Violette est un personnage féminin extraordinaire inoubliable, d'une immense sensibilité et d'un courage extrême.
D'autres sont parfaitement abjects comme la mère de Philippe, mais la force du roman tient également au fait que Valérie Perrin, tel un peintre, esquisse par petites touches des portraits tout en finesse et certains protagonistes se révèlent plus lumineux qu'ils ne le paraissaient au départ.
Quand on entre dans ce roman, on entre dans un monde de poésie dans lequel la question du deuil est traitée avec beaucoup de subtilité. Une épigraphe en tête de chaque chapitre apporte souvent, fort justement une note d'apaisement et de sérénité. Ainsi : «Parler de toi, c'est te faire exister, ne rien dire serait t'oublier » ou encore «Il y a plus fort que la mort, c'est le souvenir des absents dans la mémoire des vivants ».
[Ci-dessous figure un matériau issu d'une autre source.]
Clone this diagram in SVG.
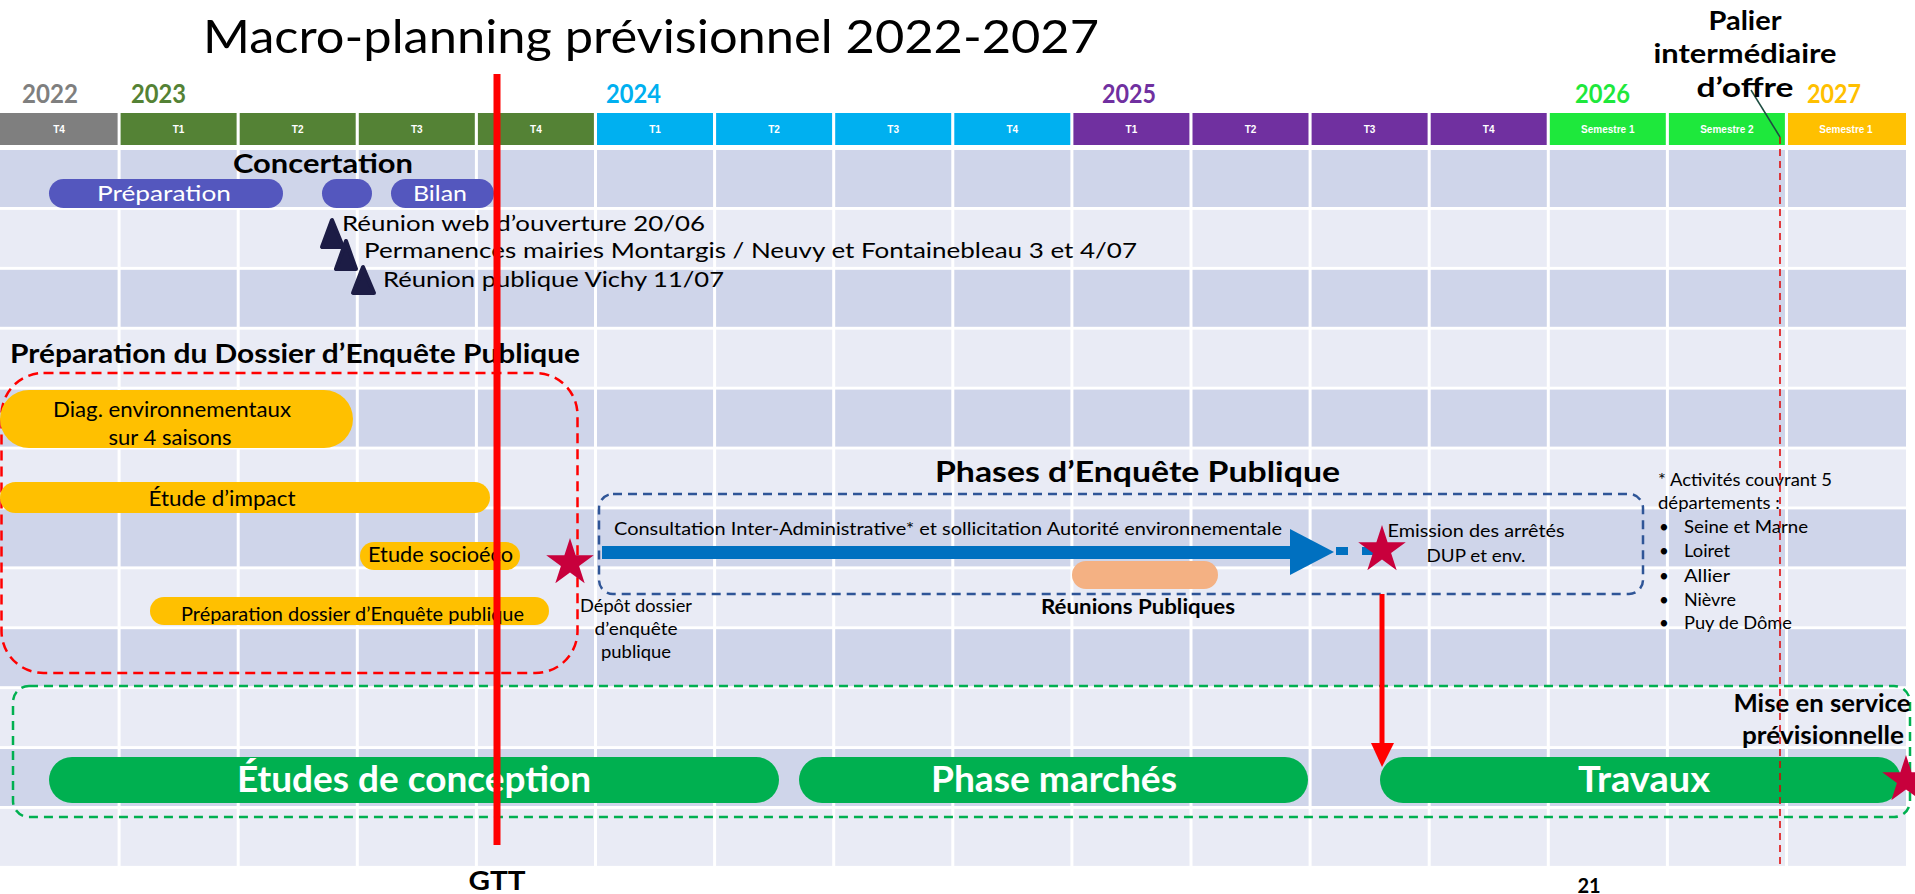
<svg xmlns="http://www.w3.org/2000/svg" width="1915" height="894" viewBox="0 0 1915 894">
<defs>
<style>
.t{font-family:Lato,"Noto Sans","Liberation Sans",sans-serif;fill:#000}
.b{font-weight:700}
.m{text-anchor:middle}
.h{font-family:"Liberation Sans",Arial,sans-serif;font-weight:700;font-size:10px;fill:#fff;text-anchor:middle}
.dk{fill:#cfd5ea}.lt{fill:#e9ebf5}
.yr{font-family:Lato,"Noto Sans",sans-serif;font-weight:700;font-size:27px}
.pill{fill:#5457be}
.or{fill:#ffc000}
.gr{fill:#00b050}
.wt{fill:#fff}
.tri{fill:#1c1c45;stroke:#1c1c45;stroke-width:4;stroke-linejoin:round}
.star{fill:#c8003c}
.grid line{stroke:#fff;stroke-width:3}
</style>
<path id="star" d="M0,-25 L5.61,-7.73 L23.78,-7.73 L9.08,2.95 L14.69,20.23 L0,9.55 L-14.69,20.23 L-9.08,2.95 L-23.78,-7.73 L-5.61,-7.73Z"/>
</defs>
<rect width="1915" height="894" fill="#fff"/>

<g id="title">
<text class="t" x="203" y="53" font-size="46" textLength="896" lengthAdjust="spacingAndGlyphs">Macro-planning prévisionnel 2022-2027</text>
</g>

<g id="years">
<text class="yr" x="22" y="103" fill="#7f7f7f" textLength="56" lengthAdjust="spacingAndGlyphs">2022</text>
<text class="yr" x="131" y="103" fill="#548235" textLength="55" lengthAdjust="spacingAndGlyphs">2023</text>
<text class="yr" x="606" y="103" fill="#00b0f0" textLength="55" lengthAdjust="spacingAndGlyphs">2024</text>
<text class="yr" x="1102" y="103" fill="#7030a0" textLength="54" lengthAdjust="spacingAndGlyphs">2025</text>
<text class="yr" x="1575" y="103" fill="#1ee83c" textLength="55" lengthAdjust="spacingAndGlyphs">2026</text>
<text class="yr" x="1807" y="103" fill="#ffc000" textLength="54" lengthAdjust="spacingAndGlyphs">2027</text>
</g>

<g id="header">
<rect x="0" y="113" width="117.6" height="32" fill="#7f7f7f"/>
<rect x="120.6" y="113" width="116" height="32" fill="#548235"/>
<rect x="239.7" y="113" width="116" height="32" fill="#548235"/>
<rect x="358.8" y="113" width="116" height="32" fill="#548235"/>
<rect x="477.9" y="113" width="116" height="32" fill="#548235"/>
<rect x="597" y="113" width="116" height="32" fill="#00b0f0"/>
<rect x="716.1" y="113" width="116" height="32" fill="#00b0f0"/>
<rect x="835.2" y="113" width="116" height="32" fill="#00b0f0"/>
<rect x="954.3" y="113" width="116" height="32" fill="#00b0f0"/>
<rect x="1073.4" y="113" width="116" height="32" fill="#7030a0"/>
<rect x="1192.5" y="113" width="116" height="32" fill="#7030a0"/>
<rect x="1311.6" y="113" width="116" height="32" fill="#7030a0"/>
<rect x="1430.7" y="113" width="116" height="32" fill="#7030a0"/>
<rect x="1549.8" y="113" width="116" height="32" fill="#1ee83c"/>
<rect x="1668.9" y="113" width="116" height="32" fill="#1ee83c"/>
<rect x="1788" y="113" width="118" height="32" fill="#ffc000"/>
<text class="h" x="59" y="133">T4</text>
<text class="h" x="178.6" y="133">T1</text>
<text class="h" x="297.7" y="133">T2</text>
<text class="h" x="416.8" y="133">T3</text>
<text class="h" x="535.9" y="133">T4</text>
<text class="h" x="655" y="133">T1</text>
<text class="h" x="774.1" y="133">T2</text>
<text class="h" x="893.2" y="133">T3</text>
<text class="h" x="1012.3" y="133">T4</text>
<text class="h" x="1131.4" y="133">T1</text>
<text class="h" x="1250.5" y="133">T2</text>
<text class="h" x="1369.6" y="133">T3</text>
<text class="h" x="1488.7" y="133">T4</text>
<text class="h" x="1607.8" y="133">Semestre 1</text>
<text class="h" x="1726.9" y="133">Semestre 2</text>
<text class="h" x="1846" y="133">Semestre 1</text>
</g>

<g id="grid" class="grid">
<rect class="dk" x="0" y="150" width="1906" height="57"/>
<rect class="lt" x="0" y="209.9" width="1906" height="57"/>
<rect class="dk" x="0" y="269.8" width="1906" height="57"/>
<rect class="lt" x="0" y="329.7" width="1906" height="57"/>
<rect class="dk" x="0" y="389.6" width="1906" height="57"/>
<rect class="lt" x="0" y="449.5" width="1906" height="57"/>
<rect class="dk" x="0" y="509.4" width="1906" height="57"/>
<rect class="lt" x="0" y="569.3" width="1906" height="57"/>
<rect class="dk" x="0" y="629.2" width="1906" height="57"/>
<rect class="lt" x="0" y="689.1" width="1906" height="57"/>
<rect class="dk" x="0" y="749" width="1906" height="57"/>
<rect class="lt" x="0" y="808.9" width="1906" height="57"/>
<line x1="119.1" y1="148" x2="119.1" y2="867"/>
<line x1="238.2" y1="148" x2="238.2" y2="867"/>
<line x1="357.3" y1="148" x2="357.3" y2="867"/>
<line x1="476.4" y1="148" x2="476.4" y2="867"/>
<line x1="595.5" y1="148" x2="595.5" y2="867"/>
<line x1="714.6" y1="148" x2="714.6" y2="867"/>
<line x1="833.7" y1="148" x2="833.7" y2="867"/>
<line x1="952.8" y1="148" x2="952.8" y2="867"/>
<line x1="1071.9" y1="148" x2="1071.9" y2="867"/>
<line x1="1191" y1="148" x2="1191" y2="867"/>
<line x1="1310.1" y1="148" x2="1310.1" y2="867"/>
<line x1="1429.2" y1="148" x2="1429.2" y2="867"/>
<line x1="1548.3" y1="148" x2="1548.3" y2="867"/>
<line x1="1667.4" y1="148" x2="1667.4" y2="867"/>
<line x1="1786.5" y1="148" x2="1786.5" y2="867"/>
</g>

<g id="concertation">
<text class="t b m" x="323" y="173" font-size="26" textLength="180" lengthAdjust="spacingAndGlyphs">Concertation</text>
<rect class="pill" x="49" y="179" width="234" height="29" rx="14.5"/>
<rect class="pill" x="322" y="179" width="50" height="29" rx="14.5"/>
<rect class="pill" x="391" y="179" width="103" height="29" rx="14.5"/>
<text class="t m wt" x="164" y="201" font-size="21" textLength="134" lengthAdjust="spacingAndGlyphs">Préparation</text>
<text class="t m wt" x="440" y="201" font-size="21" textLength="54" lengthAdjust="spacingAndGlyphs">Bilan</text>
</g>

<g id="reunions">
<polygon class="tri" points="332,220 322,247 343,247"/>
<polygon class="tri" points="346,241 336,269 356,269"/>
<polygon class="tri" points="363,267 353,293 374,293"/>
<text class="t" x="342" y="231" font-size="21" textLength="363" lengthAdjust="spacingAndGlyphs">Réunion web d’ouverture 20/06</text>
<text class="t" x="364" y="258" font-size="21" textLength="773" lengthAdjust="spacingAndGlyphs">Permanences mairies Montargis / Neuvy et Fontainebleau 3 et 4/07</text>
<text class="t" x="383" y="287" font-size="21" textLength="341" lengthAdjust="spacingAndGlyphs">Réunion publique Vichy 11/07</text>
</g>

<g id="dossier">
<text class="t b" x="10" y="363" font-size="26" textLength="570" lengthAdjust="spacingAndGlyphs">Préparation du Dossier d’Enquête Publique</text>
<rect x="1.5" y="373" width="576" height="300" rx="42" fill="none" stroke="#ff0000" stroke-width="2.5" stroke-dasharray="10 6"/>
<rect class="or" x="0" y="390" width="353" height="58" rx="29"/>
<text class="t m" x="172" y="417" font-size="22" textLength="238" lengthAdjust="spacingAndGlyphs">Diag. environnementaux</text>
<text class="t m" x="170" y="445" font-size="22" textLength="123" lengthAdjust="spacingAndGlyphs">sur 4 saisons</text>
<rect class="or" x="0" y="482" width="490" height="31" rx="15.5"/>
<text class="t m" x="222" y="506" font-size="22" textLength="147" lengthAdjust="spacingAndGlyphs">Étude d’impact</text>
<rect class="or" x="360" y="542" width="160" height="28" rx="14"/>
<text class="t" x="368" y="562" font-size="22" textLength="145" lengthAdjust="spacingAndGlyphs">Etude socioéco</text>
<rect class="or" x="150" y="597" width="399" height="28" rx="14"/>
<text class="t" x="181" y="621" font-size="20" textLength="343" lengthAdjust="spacingAndGlyphs">Préparation dossier d’Enquête publique</text>
</g>

<g id="depot">
<use href="#star" class="star" transform="translate(570,563)"/>
<text class="t m" x="636" y="612" font-size="17" textLength="112" lengthAdjust="spacingAndGlyphs">Dépôt dossier</text>
<text class="t m" x="636" y="635" font-size="17" textLength="83" lengthAdjust="spacingAndGlyphs">d’enquête</text>
<text class="t m" x="636" y="658" font-size="17" textLength="70" lengthAdjust="spacingAndGlyphs">publique</text>
</g>

<g id="enquete">
<text class="t b" x="935" y="482" font-size="29" textLength="405" lengthAdjust="spacingAndGlyphs">Phases d’Enquête Publique</text>
<rect x="599" y="494" width="1044" height="100" rx="14" fill="none" stroke="#2f5597" stroke-width="2.5" stroke-dasharray="9 6"/>
<text class="t" x="614" y="535" font-size="18" textLength="668" lengthAdjust="spacingAndGlyphs">Consultation Inter-Administrative* et sollicitation Autorité environnementale</text>
<rect x="1072" y="561" width="146" height="28" rx="14" fill="#f4b183"/>
<text class="t b m" x="1138" y="614" font-size="21" textLength="194" lengthAdjust="spacingAndGlyphs">Réunions Publiques</text>
</g>

<g id="emission">
<text class="t m" x="1476" y="537" font-size="18" textLength="177" lengthAdjust="spacingAndGlyphs">Emission des arrêtés</text>
<text class="t m" x="1476" y="562" font-size="18" textLength="99" lengthAdjust="spacingAndGlyphs">DUP et env.</text>
</g>

<g id="notes">
<text class="t" x="1658" y="486" font-size="17" textLength="174" lengthAdjust="spacingAndGlyphs">* Activités couvrant 5</text>
<text class="t" x="1658" y="509" font-size="17" textLength="122" lengthAdjust="spacingAndGlyphs">départements :</text>
<text class="t" x="1659" y="533" font-size="17">•</text>
<text class="t" x="1684" y="533" font-size="17" textLength="124" lengthAdjust="spacingAndGlyphs">Seine et Marne</text>
<text class="t" x="1659" y="557" font-size="17">•</text>
<text class="t" x="1684" y="557" font-size="17" textLength="46" lengthAdjust="spacingAndGlyphs">Loiret</text>
<text class="t" x="1659" y="582" font-size="17">•</text>
<text class="t" x="1684" y="582" font-size="17" textLength="46" lengthAdjust="spacingAndGlyphs">Allier</text>
<text class="t" x="1659" y="606" font-size="17">•</text>
<text class="t" x="1684" y="606" font-size="17" textLength="52" lengthAdjust="spacingAndGlyphs">Nièvre</text>
<text class="t" x="1659" y="629" font-size="17">•</text>
<text class="t" x="1684" y="629" font-size="17" textLength="108" lengthAdjust="spacingAndGlyphs">Puy de Dôme</text>
</g>

<g id="realisation">
<rect x="13" y="686" width="1897" height="131" rx="16" fill="none" stroke="#00b050" stroke-width="2.5" stroke-dasharray="9 6"/>
<text class="t b m" x="1822" y="712" font-size="24" textLength="177" lengthAdjust="spacingAndGlyphs">Mise en service</text>
<text class="t b m" x="1823" y="744" font-size="24" textLength="162" lengthAdjust="spacingAndGlyphs">prévisionnelle</text>
<rect class="gr" x="49" y="757" width="730" height="46" rx="23"/>
<text class="t b m wt" x="414" y="792" font-size="36" textLength="354" lengthAdjust="spacingAndGlyphs">Études de conception</text>
<rect class="gr" x="799" y="757" width="509" height="46" rx="23"/>
<text class="t b m wt" x="1054" y="792" font-size="36" textLength="246" lengthAdjust="spacingAndGlyphs">Phase marchés</text>
<rect class="gr" x="1380" y="757" width="521" height="46" rx="23"/>
<text class="t b m wt" x="1644" y="792" font-size="36" textLength="132" lengthAdjust="spacingAndGlyphs">Travaux</text>
<use href="#star" class="star" transform="translate(1906,780)"/>
</g>

<g id="connectors">
<rect x="602" y="546" width="690" height="13" fill="#0070c0"/>
<polygon points="1290,529 1334,552 1290,575" fill="#0070c0"/>
<line x1="1336" y1="551" x2="1375" y2="551" stroke="#0070c0" stroke-width="8" stroke-dasharray="12 14"/>
<line x1="1382" y1="594" x2="1382" y2="745" stroke="#ff0000" stroke-width="5"/>
<polygon points="1371,743 1394,743 1382,767" fill="#ff0000"/>
<line x1="1780" y1="137" x2="1780" y2="867" stroke="#e00000" stroke-width="1.5" stroke-dasharray="7 5"/>
<line x1="1751" y1="90" x2="1780" y2="137" stroke="#1d4d40" stroke-width="1.5"/>
<line x1="497" y1="74" x2="497" y2="845" stroke="#ff0000" stroke-width="7"/>
</g>

<g id="emission-star">
<use href="#star" class="star" transform="translate(1382,550)"/>
</g>

<g id="palier">
<text class="t b m" x="1745" y="30" font-size="26" textLength="73" lengthAdjust="spacingAndGlyphs">Palier</text>
<text class="t b m" x="1745" y="63" font-size="26" textLength="183" lengthAdjust="spacingAndGlyphs">intermédiaire</text>
<text class="t b m" x="1745" y="97" font-size="26" textLength="97" lengthAdjust="spacingAndGlyphs">d’offre</text>
</g>

<g id="labels">
<text class="t b m" x="497" y="890" font-size="27" textLength="57" lengthAdjust="spacingAndGlyphs">GTT</text>
<text class="t b m" x="1589" y="893" font-size="20">21</text>
</g>
</svg>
On est quasiment dans la sobriété heureuse avec la culture du potager et les conseils dispensés par Sasha, et ensuite avec tous ces petits plats simples mais ô combien savoureux que prépare Violette avec les légumes récoltés, telle cette salade improvisée de pommes de terre sautées.
De l'écologie est également savamment distillée mêlée à beaucoup de délicatesse et de poésie, lorsque Violette dépose des larves de coccinelles sur ses rosiers et ceux des défunts, les déposant une à une avec un pinceau sur les plantes.
Outre le langage de la terre, des plantes, des fleurs, une belle page est consacrée au langage des mains, celles de Gabriel Prudent l'avocat. Celles-ci s'ouvrent, se referment, crispées, se figent ou ne tiennent pas en place selon qu'il s'adresse au jury, à l'avocat général, au président ou au public,
Les saveurs, les odeurs, toute cette ambiance créée autour de cette femme époustouflante de générosité rendent ce roman, certes dramatique, absolument merveilleux et plein de fraîcheur.
Si les premières pages m'ont emmenée lentement, j'aurais aimé continuer encore et encore ce parcours plein d'humanité qui fait chaud au coeur sans être jamais mièvre, d'autant plus qu'une interrogation persiste sur un certain drame et que beaucoup de suspense demeure jusqu'à la résolution inattendue de l'énigme .
Outre Elvis, omniprésent, une belle play-list accompagne le récit !
Je remercie chaleureusement Ingrid qui a su me donner envie de me lancer dans ce roman que je pensais à tort, être un roman à l'eau de rose.